### THE TASK
Reproduce, exactly and in full, only the lines below from the one containing "Recreate this image" through the one containing "ax.set_ylim(-0.4, 1.4)".

### EXCERPTED RECORDS
--------------------------------
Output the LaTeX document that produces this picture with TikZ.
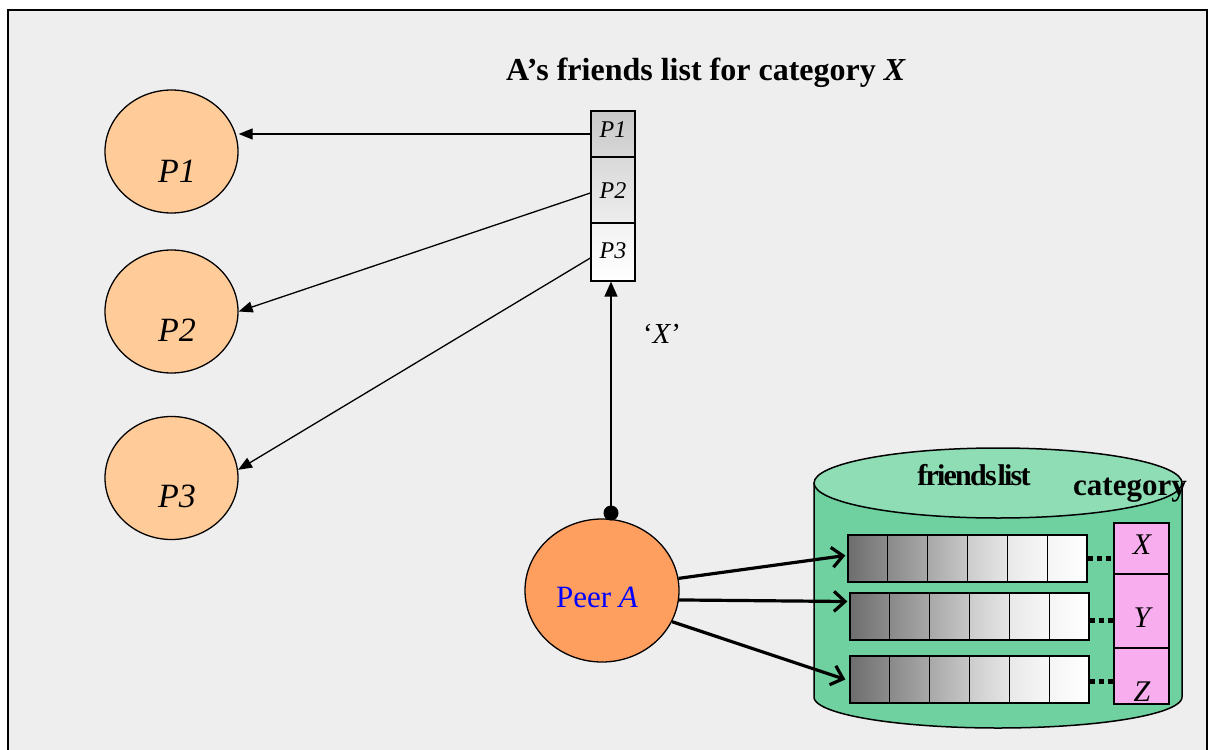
--------------------------------
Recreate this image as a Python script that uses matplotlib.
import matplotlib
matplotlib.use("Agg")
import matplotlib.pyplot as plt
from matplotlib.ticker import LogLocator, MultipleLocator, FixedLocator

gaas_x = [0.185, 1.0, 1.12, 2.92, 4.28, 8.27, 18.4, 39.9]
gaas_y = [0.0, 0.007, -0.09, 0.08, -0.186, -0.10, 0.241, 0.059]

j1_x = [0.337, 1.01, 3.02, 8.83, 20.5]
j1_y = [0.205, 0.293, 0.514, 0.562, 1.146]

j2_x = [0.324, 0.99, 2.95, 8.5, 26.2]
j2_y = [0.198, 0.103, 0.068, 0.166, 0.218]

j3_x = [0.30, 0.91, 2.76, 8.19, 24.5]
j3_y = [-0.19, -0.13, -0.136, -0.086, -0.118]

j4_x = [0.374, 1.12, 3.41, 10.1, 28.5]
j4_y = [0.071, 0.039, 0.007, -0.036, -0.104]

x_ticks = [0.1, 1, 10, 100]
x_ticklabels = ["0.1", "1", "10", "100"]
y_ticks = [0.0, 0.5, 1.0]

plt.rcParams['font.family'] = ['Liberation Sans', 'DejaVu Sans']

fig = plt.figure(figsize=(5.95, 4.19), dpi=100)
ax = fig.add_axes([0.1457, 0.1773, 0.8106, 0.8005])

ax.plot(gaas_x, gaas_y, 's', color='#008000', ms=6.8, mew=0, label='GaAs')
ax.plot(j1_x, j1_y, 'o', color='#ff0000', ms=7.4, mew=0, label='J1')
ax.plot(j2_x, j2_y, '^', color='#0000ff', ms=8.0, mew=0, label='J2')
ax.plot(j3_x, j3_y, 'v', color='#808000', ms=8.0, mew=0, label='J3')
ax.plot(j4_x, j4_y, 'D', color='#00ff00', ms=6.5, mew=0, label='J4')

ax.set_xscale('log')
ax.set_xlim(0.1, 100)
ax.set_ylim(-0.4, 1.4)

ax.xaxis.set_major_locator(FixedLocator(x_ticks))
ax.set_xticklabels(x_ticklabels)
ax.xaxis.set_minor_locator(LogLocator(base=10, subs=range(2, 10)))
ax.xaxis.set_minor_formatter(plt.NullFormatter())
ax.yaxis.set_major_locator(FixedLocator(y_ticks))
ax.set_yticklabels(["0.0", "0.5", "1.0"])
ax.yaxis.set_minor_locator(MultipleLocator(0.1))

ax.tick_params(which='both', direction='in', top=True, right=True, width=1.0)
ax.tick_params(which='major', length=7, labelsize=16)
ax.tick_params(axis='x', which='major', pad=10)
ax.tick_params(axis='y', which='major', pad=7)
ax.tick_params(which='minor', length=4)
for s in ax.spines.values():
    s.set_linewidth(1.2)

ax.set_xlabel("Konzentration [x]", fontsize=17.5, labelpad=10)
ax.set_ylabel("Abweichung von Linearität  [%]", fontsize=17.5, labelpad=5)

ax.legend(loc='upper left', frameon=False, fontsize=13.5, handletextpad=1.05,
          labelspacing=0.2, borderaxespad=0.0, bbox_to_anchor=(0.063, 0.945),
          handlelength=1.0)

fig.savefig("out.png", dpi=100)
--------------------------------
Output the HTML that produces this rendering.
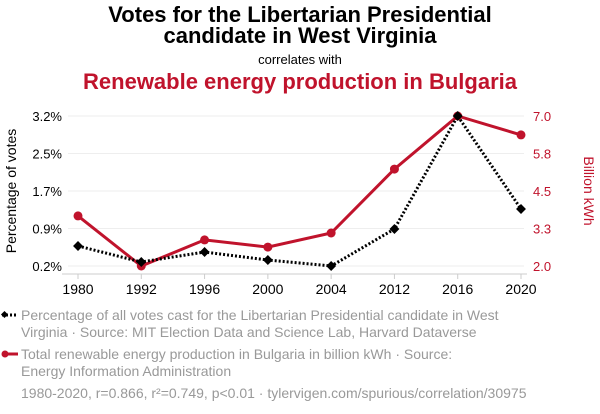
--------------------------------
### EXERCISE RESULT
Recreate this image as a Python script that uses matplotlib.
import matplotlib
matplotlib.use("Agg")
import matplotlib.pyplot as plt
from matplotlib.ticker import LogLocator, MultipleLocator, FixedLocator

gaas_x = [0.185, 1.0, 1.12, 2.92, 4.28, 8.27, 18.4, 39.9]
gaas_y = [0.0, 0.007, -0.09, 0.08, -0.186, -0.10, 0.241, 0.059]

j1_x = [0.337, 1.01, 3.02, 8.83, 20.5]
j1_y = [0.205, 0.293, 0.514, 0.562, 1.146]

j2_x = [0.324, 0.99, 2.95, 8.5, 26.2]
j2_y = [0.198, 0.103, 0.068, 0.166, 0.218]

j3_x = [0.30, 0.91, 2.76, 8.19, 24.5]
j3_y = [-0.19, -0.13, -0.136, -0.086, -0.118]

j4_x = [0.374, 1.12, 3.41, 10.1, 28.5]
j4_y = [0.071, 0.039, 0.007, -0.036, -0.104]

x_ticks = [0.1, 1, 10, 100]
x_ticklabels = ["0.1", "1", "10", "100"]
y_ticks = [0.0, 0.5, 1.0]

plt.rcParams['font.family'] = ['Liberation Sans', 'DejaVu Sans']

fig = plt.figure(figsize=(5.95, 4.19), dpi=100)
ax = fig.add_axes([0.1457, 0.1773, 0.8106, 0.8005])

ax.plot(gaas_x, gaas_y, 's', color='#008000', ms=6.8, mew=0, label='GaAs')
ax.plot(j1_x, j1_y, 'o', color='#ff0000', ms=7.4, mew=0, label='J1')
ax.plot(j2_x, j2_y, '^', color='#0000ff', ms=8.0, mew=0, label='J2')
ax.plot(j3_x, j3_y, 'v', color='#808000', ms=8.0, mew=0, label='J3')
ax.plot(j4_x, j4_y, 'D', color='#00ff00', ms=6.5, mew=0, label='J4')

ax.set_xscale('log')
ax.set_xlim(0.1, 100)
ax.set_ylim(-0.4, 1.4)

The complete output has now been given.